■ Given records:
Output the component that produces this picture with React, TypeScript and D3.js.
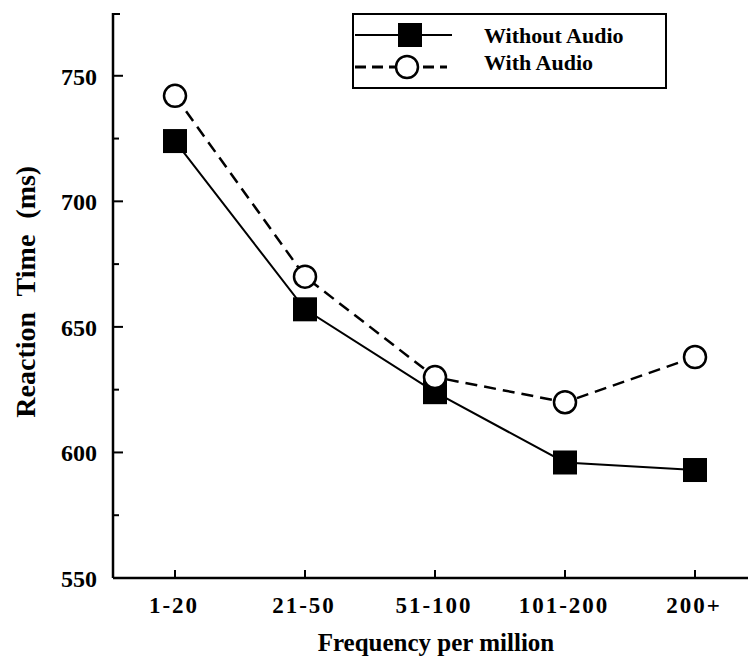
import React from "react";
import * as d3 from "d3";

const categories = ["1-20", "21-50", "51-100", "101-200", "200+"];
const withoutAudio = [724, 657, 624, 596, 593];
const withAudio = [742, 670, 630, 620, 638];
const yMajorTicks = [550, 600, 650, 700, 750];
const yMinorTicks = [575, 625, 675, 725];

const W = 748;
const H = 661;
const FONT = "'Liberation Serif', 'Times New Roman', serif";

export default function App() {
  const x = d3.scalePoint<string>().domain(categories).range([175, 695]);
  const y = d3.scaleLinear().domain([550, 775]).range([578, 13]);

  const line = d3
    .line<number>()
    .x((d, i) => x(categories[i]) as number)
    .y((d) => y(d));

  const sq = 24;
  const r = 11;

  return (
    <svg
      width={W}
      height={H}
      style={{ position: "absolute", left: 0, top: 0, background: "#fff" }}
      fontFamily={FONT}
      fontWeight="bold"
    >
      {/* axes */}
      <line x1={113} x2={113} y1={y(775)} y2={y(550)} stroke="#000" strokeWidth={2.5} />
      <line x1={113} x2={W} y1={y(550)} y2={y(550)} stroke="#000" strokeWidth={2.5} />
      <line x1={113} x2={120} y1={y(775) + 1} y2={y(775) + 1} stroke="#000" strokeWidth={2} />
      {yMajorTicks.map((t) => (
        <g key={t}>
          <line x1={113} x2={123} y1={y(t)} y2={y(t)} stroke="#000" strokeWidth={2} />
          <text x={97} y={y(t) + 9} textAnchor="end" fontSize={24}>
            {t}
          </text>
        </g>
      ))}
      {yMinorTicks.map((t) => (
        <line key={t} x1={113} x2={119} y1={y(t)} y2={y(t)} stroke="#000" strokeWidth={2} />
      ))}
      {categories.map((c) => (
        <g key={c}>
          <line x1={x(c)} x2={x(c)} y1={y(550)} y2={y(550) - 8} stroke="#000" strokeWidth={2} />
          <text
            x={(x(c) as number) - 1}
            y={613}
            textAnchor="middle"
            fontSize={23}
            letterSpacing={2}
          >
            {c}
          </text>
        </g>
      ))}
      <text x={436} y={651} textAnchor="middle" fontSize={25}>
        Frequency per million
      </text>
      <text
        transform={`translate(35,${y(664)}) rotate(-90)`}
        textAnchor="middle"
        fontSize={28}
        wordSpacing={9}
      >
        Reaction Time (ms)
      </text>

      {/* series */}
      <path d={line(withAudio) || ""} fill="none" stroke="#000" strokeWidth={2.5} strokeDasharray="12,7" />
      <path d={line(withoutAudio) || ""} fill="none" stroke="#000" strokeWidth={2} />
      {withoutAudio.map((v, i) => (
        <rect
          key={"s" + i}
          x={(x(categories[i]) as number) - sq / 2}
          y={y(v) - sq / 2}
          width={sq}
          height={sq}
          fill="#000"
        />
      ))}
      {withAudio.map((v, i) => (
        <circle
          key={"c" + i}
          cx={x(categories[i]) as number}
          cy={y(v)}
          r={r}
          fill="#fff"
          stroke="#000"
          strokeWidth={2.5}
        />
      ))}

      {/* legend */}
      <rect x={353} y={14} width={313} height={74} fill="#fff" stroke="#000" strokeWidth={2} />
      <line x1={355} x2={452} y1={35} y2={35} stroke="#000" strokeWidth={2} />
      <rect x={410 - sq / 2} y={35 - sq / 2} width={sq} height={sq} fill="#000" />
      <line x1={355} x2={447} y1={67} y2={67} stroke="#000" strokeWidth={3} strokeDasharray="11,6" />
      <circle cx={407} cy={67} r={r} fill="#fff" stroke="#000" strokeWidth={2.5} />
      <text x={484} y={43} fontSize={22}>
        Without Audio
      </text>
      <text x={484} y={70} fontSize={22}>
        With Audio
      </text>
    </svg>
  );
}
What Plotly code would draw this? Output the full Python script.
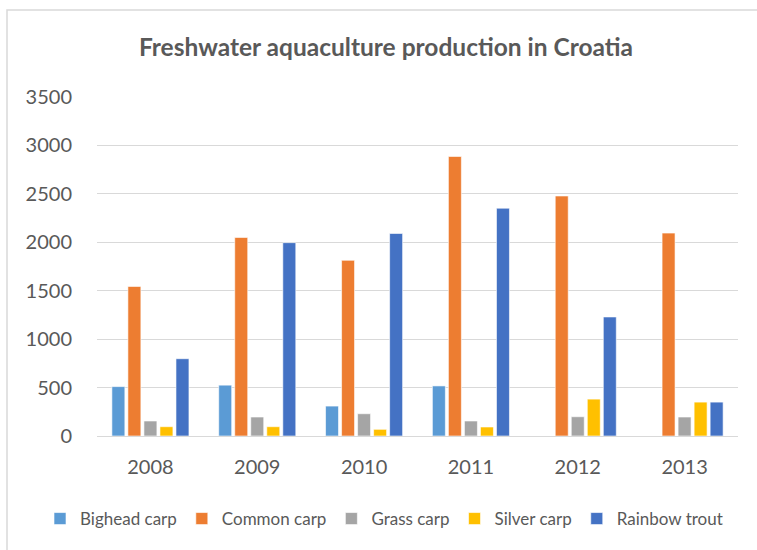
import plotly.graph_objects as go

# Freshwater aquaculture production in Croatia (tonnes)
years = ["2008", "2009", "2010", "2011", "2012", "2013"]
bighead_carp = [510, 525, 309, 517, None, None]
common_carp = [1544, 2050, 1814, 2886, 2478, 2095]
grass_carp = [155, 196, 230, 155, 199, 196]
silver_carp = [96, 96, 69, 93, 381, 350]
rainbow_trout = [798, 1996, 2091, 2352, 1229, 350]

y_ticks = [0, 500, 1000, 1500, 2000, 2500, 3000, 3500]

series = [
    ("Bighead carp", bighead_carp, "#5B9BD5"),
    ("Common carp", common_carp, "#ED7D31"),
    ("Grass carp", grass_carp, "#A5A5A5"),
    ("Silver carp", silver_carp, "#FFC000"),
    ("Rainbow trout", rainbow_trout, "#4472C4"),
]

FONT = "Lato"
TEXT = "#595959"

# plot-area geometry in pixels, used to place the frame and legend
L, R, T, B = 97, 19, 97, 114
PW, PH = 757 - L - R, 550 - T - B

fig = go.Figure()
for name, values, color in series:
    fig.add_trace(go.Bar(
        x=years, y=values, name=name,
        marker=dict(color=color, line=dict(color="rgba(255,255,255,0.6)", width=1)),
    ))

fig.update_layout(
    width=757, height=550,
    paper_bgcolor="white", plot_bgcolor="white",
    margin=dict(l=L, r=R, t=T, b=B, autoexpand=False),
    barmode="group", bargap=0.25, bargroupgap=0.19,
    title=dict(
        text="<b>Freshwater aquaculture production in Croatia</b>",
        x=386 / 757, xanchor="center", xref="container",
        y=1 - 47 / 550, yanchor="middle", yref="container",
        font=dict(family=FONT, size=24.5, color=TEXT),
    ),
    font=dict(family=FONT, size=20, color=TEXT),
    legend=dict(
        orientation="h", xref="paper", x=(40 - L) / PW, xanchor="left",
        yref="paper", y=(PH + T - 519) / PH, yanchor="middle",
        font=dict(family=FONT, size=17, color=TEXT),
        itemwidth=30, tracegroupgap=0, bgcolor="rgba(0,0,0,0)",
    ),
    showlegend=True,
)

fig.update_xaxes(
    showline=True, linecolor="#D9D9D9", linewidth=1,
    ticks="", ticklabelstandoff=13,
    tickfont=dict(family=FONT, size=20, color=TEXT),
)
fig.update_yaxes(
    range=[0, 3500], tickvals=y_ticks, ticktext=[str(v) for v in y_ticks],
    showgrid=True, gridcolor="#D9D9D9", gridwidth=1,
    zeroline=False, showline=False, ticks="", ticklabelstandoff=24,
    tickfont=dict(family=FONT, size=20, color=TEXT),
)

# Light frame around the whole chart (open to the right and bottom edges)
fig.add_shape(
    type="rect", xref="paper", yref="paper",
    x0=(7 - L) / PW, x1=(770 - L) / PW,
    y0=(PH + T - 570) / PH, y1=(PH + T - 10) / PH,
    line=dict(color="#D9D9D9", width=1.5), fillcolor="rgba(0,0,0,0)",
    layer="below",
)

fig.write_html("out.html")
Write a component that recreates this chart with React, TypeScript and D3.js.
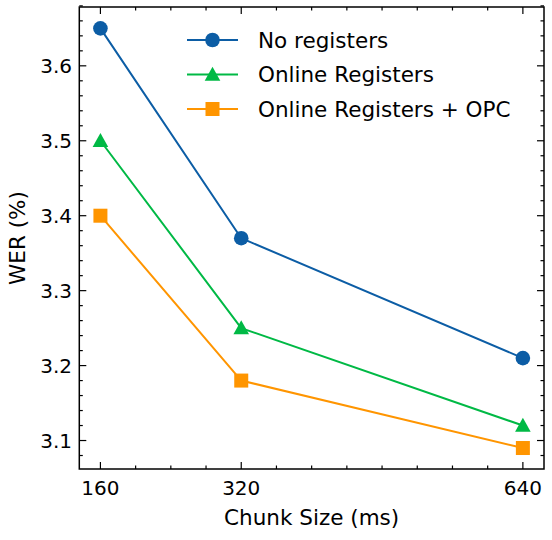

■ The task: Above are records with pictures. Reproduce exactly only the lines from the line with "What Plotly code" through the line with "y_ticks = [0, 500, 1000, 1500, 2000, 2500, 3000, 3500]", both ends included, and leave the pictures out.

■ Exercise response:
What Plotly code would draw this? Output the full Python script.
import plotly.graph_objects as go

# Freshwater aquaculture production in Croatia (tonnes)
years = ["2008", "2009", "2010", "2011", "2012", "2013"]
bighead_carp = [510, 525, 309, 517, None, None]
common_carp = [1544, 2050, 1814, 2886, 2478, 2095]
grass_carp = [155, 196, 230, 155, 199, 196]
silver_carp = [96, 96, 69, 93, 381, 350]
rainbow_trout = [798, 1996, 2091, 2352, 1229, 350]

y_ticks = [0, 500, 1000, 1500, 2000, 2500, 3000, 3500]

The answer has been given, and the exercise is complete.